The Rim Fire One Year Later: A CBS Sacramento Retrospective
A look back at the third-largest fire in California history
Prelude to the fire
PHOTO CAPTION: GROVELAND - Firefighters from Ebbetts Pass Fire District monitor a back fire while battling the Rim Fire on August 21, 2013. (Photo by Justin Sullivan/Getty Images)
Baltimore. Denver. New Orleans.
Combine those three cities, and they still don't match the size of the Rim Fire.
The massive blaze affected the water and power supply of San Francisco, a city about 175 miles away from Yosemite National Park. It crippled small businesses heavily reliant on Labor Day weekend tourists coming to the park.

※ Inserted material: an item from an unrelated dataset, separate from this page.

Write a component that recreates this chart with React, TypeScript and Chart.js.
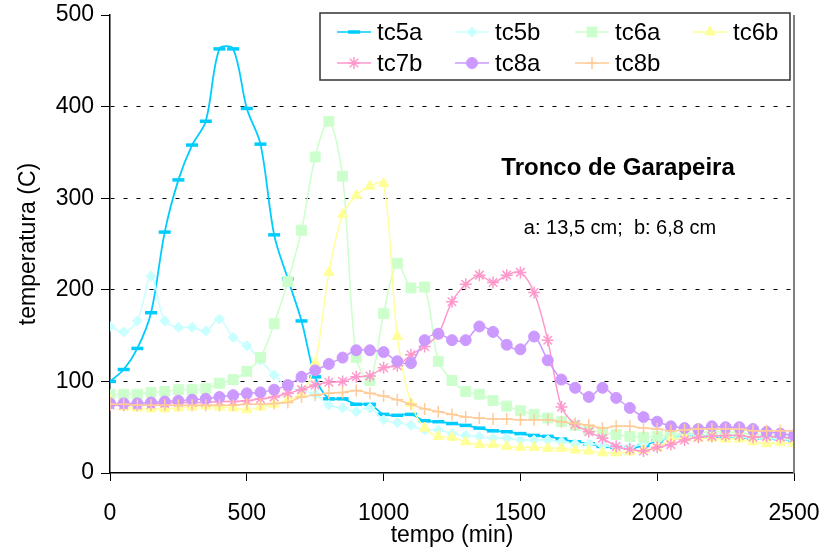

The Rim Fire came on the heels of another large blaze burning in the western Sierra Nevada. The American Fire broke out just a week earlier near Foresthill, less than 100 miles west of Lake Tahoe. Before the end of August, the fire would scorched nearly 50 square miles of land—ordinarily an impressive size for a fire, but one that was already dwarfed by the Rim Fire at that point.
But when it first started, the Rim Fire was small by comparison and easy to miss. While the American Fire had grown to more than 15,000 acres on Aug. 19, the Rim Fire was a mere 450 acres. That would change in the next few days.
Wednesday night in Truckee and along Interstate 80, people were stopping to snap a picture of sometimes-creepy-looking clouds.
Bill Tinlin didn’t know whether to run, or relish in the sky’s beauty.
“I was wondering if a funnel cloud could come down at this altitude.”
Severe weather did roll through the area earlier in the afternoon, but the spooky looking clouds were harmless.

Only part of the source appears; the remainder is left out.